In the entries below, find the line containing "Generate a Python" and the line containing "import matplotlib.pyplot as plt". Copy those two lines and everything between them exactly, without the pictures.

§ **Data supplied**
+ + + + +

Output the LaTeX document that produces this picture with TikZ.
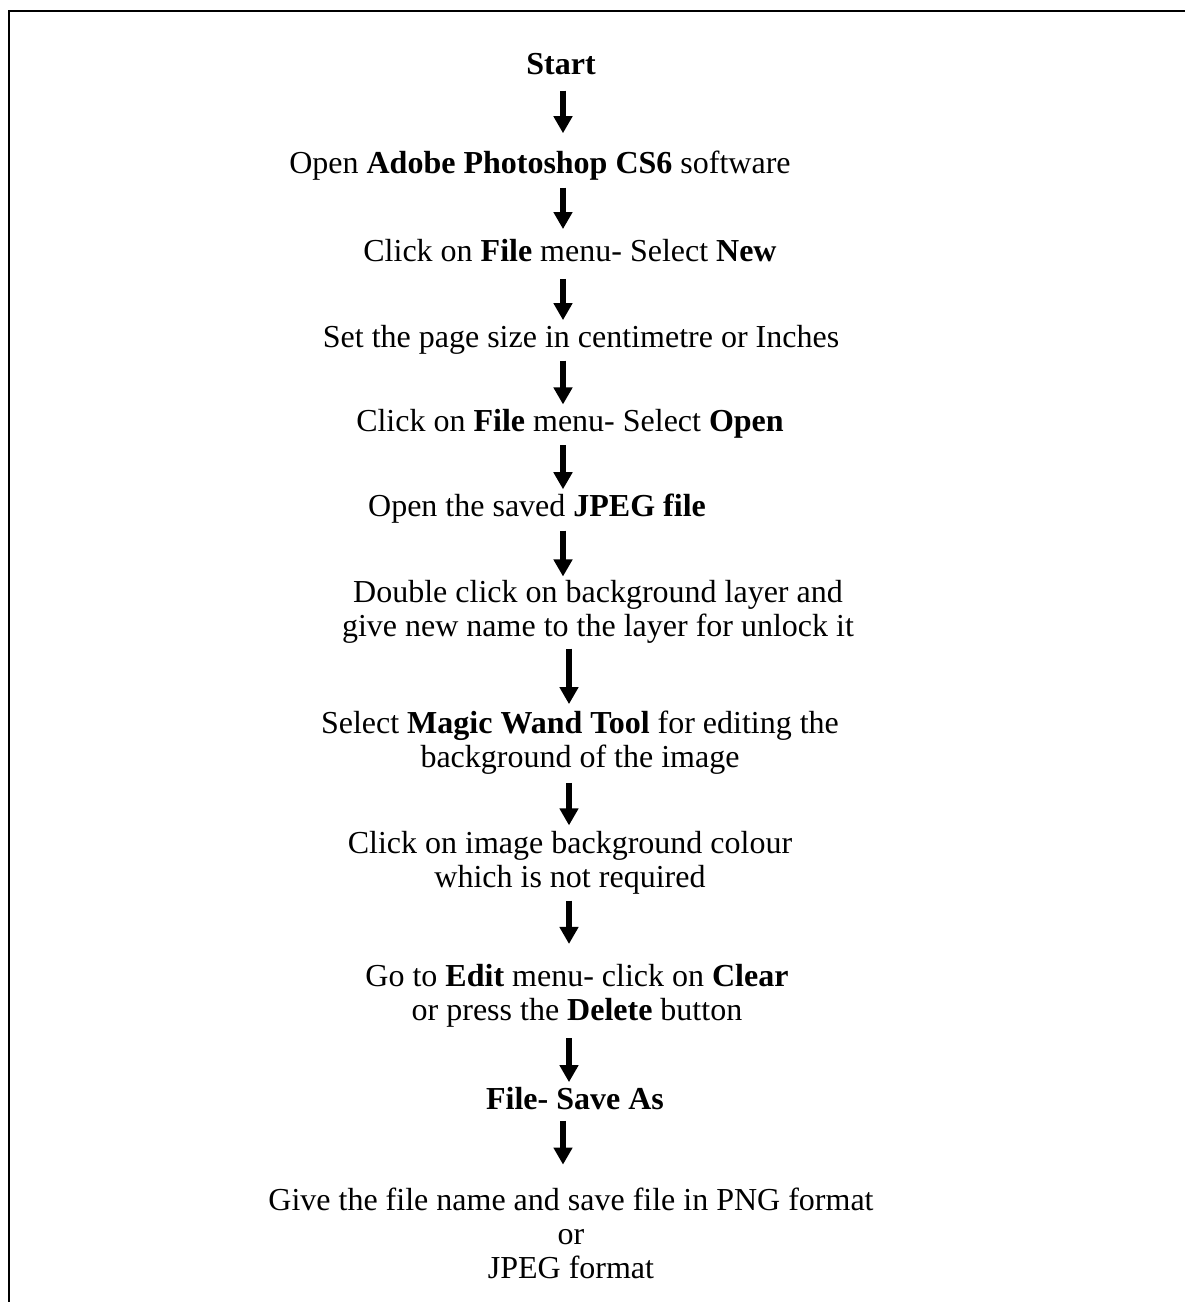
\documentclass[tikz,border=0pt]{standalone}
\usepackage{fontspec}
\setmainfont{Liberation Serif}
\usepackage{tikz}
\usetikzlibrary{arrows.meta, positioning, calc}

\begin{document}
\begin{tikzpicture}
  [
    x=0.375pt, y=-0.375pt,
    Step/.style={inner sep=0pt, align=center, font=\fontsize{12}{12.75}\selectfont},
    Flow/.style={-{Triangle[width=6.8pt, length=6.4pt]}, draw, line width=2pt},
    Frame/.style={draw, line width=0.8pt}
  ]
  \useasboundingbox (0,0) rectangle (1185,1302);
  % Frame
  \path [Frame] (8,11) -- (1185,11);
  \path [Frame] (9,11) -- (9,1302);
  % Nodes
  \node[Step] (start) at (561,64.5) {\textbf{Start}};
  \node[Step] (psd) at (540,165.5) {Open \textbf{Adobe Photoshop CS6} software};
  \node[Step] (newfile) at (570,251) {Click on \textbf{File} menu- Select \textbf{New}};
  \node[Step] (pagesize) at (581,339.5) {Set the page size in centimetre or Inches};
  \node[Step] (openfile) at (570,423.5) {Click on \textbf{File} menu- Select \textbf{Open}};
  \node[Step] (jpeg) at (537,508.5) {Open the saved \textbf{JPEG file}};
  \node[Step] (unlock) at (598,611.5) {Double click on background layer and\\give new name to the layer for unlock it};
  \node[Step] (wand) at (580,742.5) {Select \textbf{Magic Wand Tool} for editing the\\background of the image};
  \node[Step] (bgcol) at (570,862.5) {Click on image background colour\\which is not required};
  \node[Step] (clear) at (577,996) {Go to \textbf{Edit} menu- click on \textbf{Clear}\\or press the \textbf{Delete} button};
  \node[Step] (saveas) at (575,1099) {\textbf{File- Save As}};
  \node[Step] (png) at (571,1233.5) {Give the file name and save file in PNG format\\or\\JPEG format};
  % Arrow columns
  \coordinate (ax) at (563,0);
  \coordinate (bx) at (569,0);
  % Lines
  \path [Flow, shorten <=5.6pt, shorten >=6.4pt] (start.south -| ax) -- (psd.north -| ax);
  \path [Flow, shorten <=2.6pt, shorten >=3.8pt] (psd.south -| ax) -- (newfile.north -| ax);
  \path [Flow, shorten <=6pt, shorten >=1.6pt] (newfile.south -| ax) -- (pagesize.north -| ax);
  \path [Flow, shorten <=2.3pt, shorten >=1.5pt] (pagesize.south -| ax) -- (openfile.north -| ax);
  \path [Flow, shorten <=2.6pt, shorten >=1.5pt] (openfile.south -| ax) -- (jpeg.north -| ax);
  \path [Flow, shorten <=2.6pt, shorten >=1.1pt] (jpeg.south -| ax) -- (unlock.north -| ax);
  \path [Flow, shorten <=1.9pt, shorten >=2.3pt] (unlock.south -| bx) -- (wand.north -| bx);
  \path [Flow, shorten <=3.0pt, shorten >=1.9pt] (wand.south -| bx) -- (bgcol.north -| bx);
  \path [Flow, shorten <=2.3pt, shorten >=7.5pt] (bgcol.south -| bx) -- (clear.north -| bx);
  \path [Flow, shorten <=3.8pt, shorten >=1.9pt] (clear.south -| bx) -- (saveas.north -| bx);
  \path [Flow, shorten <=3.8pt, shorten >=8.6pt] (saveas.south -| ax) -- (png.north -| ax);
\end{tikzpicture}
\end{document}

+ + + + +

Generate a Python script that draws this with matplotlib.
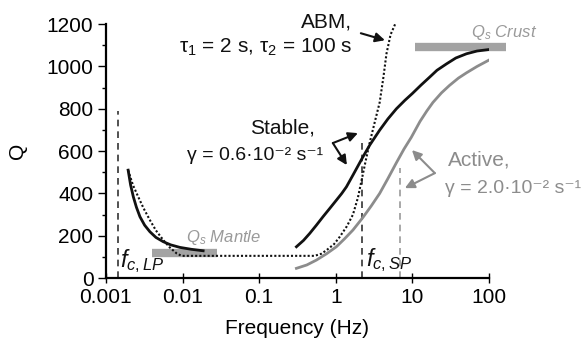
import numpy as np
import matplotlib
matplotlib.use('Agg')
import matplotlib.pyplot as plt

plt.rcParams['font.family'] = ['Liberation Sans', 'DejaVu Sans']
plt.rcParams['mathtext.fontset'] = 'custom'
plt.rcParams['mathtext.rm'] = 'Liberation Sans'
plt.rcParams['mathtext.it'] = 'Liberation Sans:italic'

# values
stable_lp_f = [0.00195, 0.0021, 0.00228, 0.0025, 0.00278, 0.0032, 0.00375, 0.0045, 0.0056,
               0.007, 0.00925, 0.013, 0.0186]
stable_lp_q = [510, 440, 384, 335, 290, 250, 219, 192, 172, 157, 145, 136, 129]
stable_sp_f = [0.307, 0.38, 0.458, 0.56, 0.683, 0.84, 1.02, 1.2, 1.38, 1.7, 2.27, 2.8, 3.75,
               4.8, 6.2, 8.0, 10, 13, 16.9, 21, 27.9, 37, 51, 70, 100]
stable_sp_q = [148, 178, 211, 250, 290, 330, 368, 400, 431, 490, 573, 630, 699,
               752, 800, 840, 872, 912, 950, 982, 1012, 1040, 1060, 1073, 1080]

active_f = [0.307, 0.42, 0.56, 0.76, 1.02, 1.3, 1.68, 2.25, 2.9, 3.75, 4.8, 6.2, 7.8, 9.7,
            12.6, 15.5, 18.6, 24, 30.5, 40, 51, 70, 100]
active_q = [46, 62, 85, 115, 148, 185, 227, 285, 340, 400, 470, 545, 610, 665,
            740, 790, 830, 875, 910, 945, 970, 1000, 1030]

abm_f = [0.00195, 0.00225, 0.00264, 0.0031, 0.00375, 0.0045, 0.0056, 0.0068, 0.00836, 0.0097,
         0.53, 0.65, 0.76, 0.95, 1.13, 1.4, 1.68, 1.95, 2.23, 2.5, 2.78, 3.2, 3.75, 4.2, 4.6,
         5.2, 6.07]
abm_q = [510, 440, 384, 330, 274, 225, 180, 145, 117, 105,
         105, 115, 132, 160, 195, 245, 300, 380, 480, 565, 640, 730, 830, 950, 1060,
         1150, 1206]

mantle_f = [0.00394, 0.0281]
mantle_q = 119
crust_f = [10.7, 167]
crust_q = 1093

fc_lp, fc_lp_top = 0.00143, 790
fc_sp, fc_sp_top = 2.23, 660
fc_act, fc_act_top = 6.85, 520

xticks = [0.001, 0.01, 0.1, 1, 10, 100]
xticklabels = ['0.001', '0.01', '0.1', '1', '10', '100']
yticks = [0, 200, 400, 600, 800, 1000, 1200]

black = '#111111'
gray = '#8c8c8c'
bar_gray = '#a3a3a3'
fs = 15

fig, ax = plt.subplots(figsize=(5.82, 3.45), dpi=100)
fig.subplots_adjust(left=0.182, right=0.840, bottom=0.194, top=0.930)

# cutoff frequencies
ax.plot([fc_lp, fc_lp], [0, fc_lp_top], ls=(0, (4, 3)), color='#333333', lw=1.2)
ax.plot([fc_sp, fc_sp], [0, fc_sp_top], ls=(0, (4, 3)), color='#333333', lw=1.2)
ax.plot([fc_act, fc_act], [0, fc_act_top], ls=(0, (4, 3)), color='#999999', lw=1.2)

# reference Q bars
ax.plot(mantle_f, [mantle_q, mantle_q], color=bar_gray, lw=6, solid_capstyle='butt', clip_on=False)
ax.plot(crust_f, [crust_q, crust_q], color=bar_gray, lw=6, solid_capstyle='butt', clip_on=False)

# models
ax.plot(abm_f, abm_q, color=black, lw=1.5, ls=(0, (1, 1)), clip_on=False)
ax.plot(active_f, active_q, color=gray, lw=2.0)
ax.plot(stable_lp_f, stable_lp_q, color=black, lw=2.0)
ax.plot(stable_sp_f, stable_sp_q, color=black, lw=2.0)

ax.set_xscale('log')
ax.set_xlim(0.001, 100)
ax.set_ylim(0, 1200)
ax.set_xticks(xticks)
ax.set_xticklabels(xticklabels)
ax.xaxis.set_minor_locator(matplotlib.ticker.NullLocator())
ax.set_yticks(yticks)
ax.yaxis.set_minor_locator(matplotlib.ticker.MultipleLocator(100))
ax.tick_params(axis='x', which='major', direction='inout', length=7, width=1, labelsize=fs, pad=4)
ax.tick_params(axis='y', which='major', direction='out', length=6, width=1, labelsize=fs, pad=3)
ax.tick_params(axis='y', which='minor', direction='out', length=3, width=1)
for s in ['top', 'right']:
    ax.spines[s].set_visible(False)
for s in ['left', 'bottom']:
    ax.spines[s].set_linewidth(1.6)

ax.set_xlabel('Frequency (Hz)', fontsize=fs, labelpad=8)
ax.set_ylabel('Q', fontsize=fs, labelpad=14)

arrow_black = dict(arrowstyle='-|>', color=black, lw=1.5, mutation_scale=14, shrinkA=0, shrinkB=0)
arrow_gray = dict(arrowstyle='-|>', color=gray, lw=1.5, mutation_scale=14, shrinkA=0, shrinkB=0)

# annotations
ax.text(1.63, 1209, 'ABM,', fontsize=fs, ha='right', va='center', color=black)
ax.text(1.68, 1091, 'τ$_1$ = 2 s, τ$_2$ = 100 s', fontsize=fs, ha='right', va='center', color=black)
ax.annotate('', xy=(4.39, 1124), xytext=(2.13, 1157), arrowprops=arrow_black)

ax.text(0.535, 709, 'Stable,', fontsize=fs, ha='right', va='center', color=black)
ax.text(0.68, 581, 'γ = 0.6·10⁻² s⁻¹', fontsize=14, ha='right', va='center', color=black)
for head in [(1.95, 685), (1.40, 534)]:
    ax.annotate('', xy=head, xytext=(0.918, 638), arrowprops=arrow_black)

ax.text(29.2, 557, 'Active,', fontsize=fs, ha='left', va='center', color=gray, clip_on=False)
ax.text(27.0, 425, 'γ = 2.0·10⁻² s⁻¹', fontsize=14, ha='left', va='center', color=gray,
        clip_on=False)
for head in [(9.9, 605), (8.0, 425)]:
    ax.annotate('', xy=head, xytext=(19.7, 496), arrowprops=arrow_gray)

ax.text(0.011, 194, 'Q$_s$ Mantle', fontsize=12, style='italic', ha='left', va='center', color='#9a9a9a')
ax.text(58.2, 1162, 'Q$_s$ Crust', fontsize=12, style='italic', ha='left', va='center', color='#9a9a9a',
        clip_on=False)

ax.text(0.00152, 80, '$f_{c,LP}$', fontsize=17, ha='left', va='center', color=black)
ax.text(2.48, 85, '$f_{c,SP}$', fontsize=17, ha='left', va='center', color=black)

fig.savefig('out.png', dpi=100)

+ + + + +

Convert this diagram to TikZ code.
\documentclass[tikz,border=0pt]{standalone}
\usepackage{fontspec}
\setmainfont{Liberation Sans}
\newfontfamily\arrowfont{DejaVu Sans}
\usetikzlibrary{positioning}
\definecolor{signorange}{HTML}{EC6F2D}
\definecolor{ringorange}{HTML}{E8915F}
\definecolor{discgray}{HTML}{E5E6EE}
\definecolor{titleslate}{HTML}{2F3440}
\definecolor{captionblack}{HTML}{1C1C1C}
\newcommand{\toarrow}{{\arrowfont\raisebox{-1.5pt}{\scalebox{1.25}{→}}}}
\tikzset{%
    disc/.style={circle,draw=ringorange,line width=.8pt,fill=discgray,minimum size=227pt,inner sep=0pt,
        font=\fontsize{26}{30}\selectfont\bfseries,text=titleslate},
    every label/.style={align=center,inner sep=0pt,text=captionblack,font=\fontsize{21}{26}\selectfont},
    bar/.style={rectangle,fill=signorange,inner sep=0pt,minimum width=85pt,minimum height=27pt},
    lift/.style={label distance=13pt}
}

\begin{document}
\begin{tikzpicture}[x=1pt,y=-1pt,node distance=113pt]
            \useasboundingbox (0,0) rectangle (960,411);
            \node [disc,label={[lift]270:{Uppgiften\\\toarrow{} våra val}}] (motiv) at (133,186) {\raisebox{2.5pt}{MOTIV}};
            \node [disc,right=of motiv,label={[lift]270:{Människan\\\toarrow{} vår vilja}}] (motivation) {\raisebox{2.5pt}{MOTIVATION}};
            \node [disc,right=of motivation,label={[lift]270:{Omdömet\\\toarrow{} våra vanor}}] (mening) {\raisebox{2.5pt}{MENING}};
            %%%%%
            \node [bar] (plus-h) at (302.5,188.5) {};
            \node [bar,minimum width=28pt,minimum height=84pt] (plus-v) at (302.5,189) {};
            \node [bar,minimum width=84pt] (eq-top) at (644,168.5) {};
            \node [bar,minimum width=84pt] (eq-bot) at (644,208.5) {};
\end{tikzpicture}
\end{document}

+ + + + +

§ **Solution for this task**
Generate a Python script that draws this with matplotlib.
import numpy as np
import matplotlib
matplotlib.use('Agg')
import matplotlib.pyplot as plt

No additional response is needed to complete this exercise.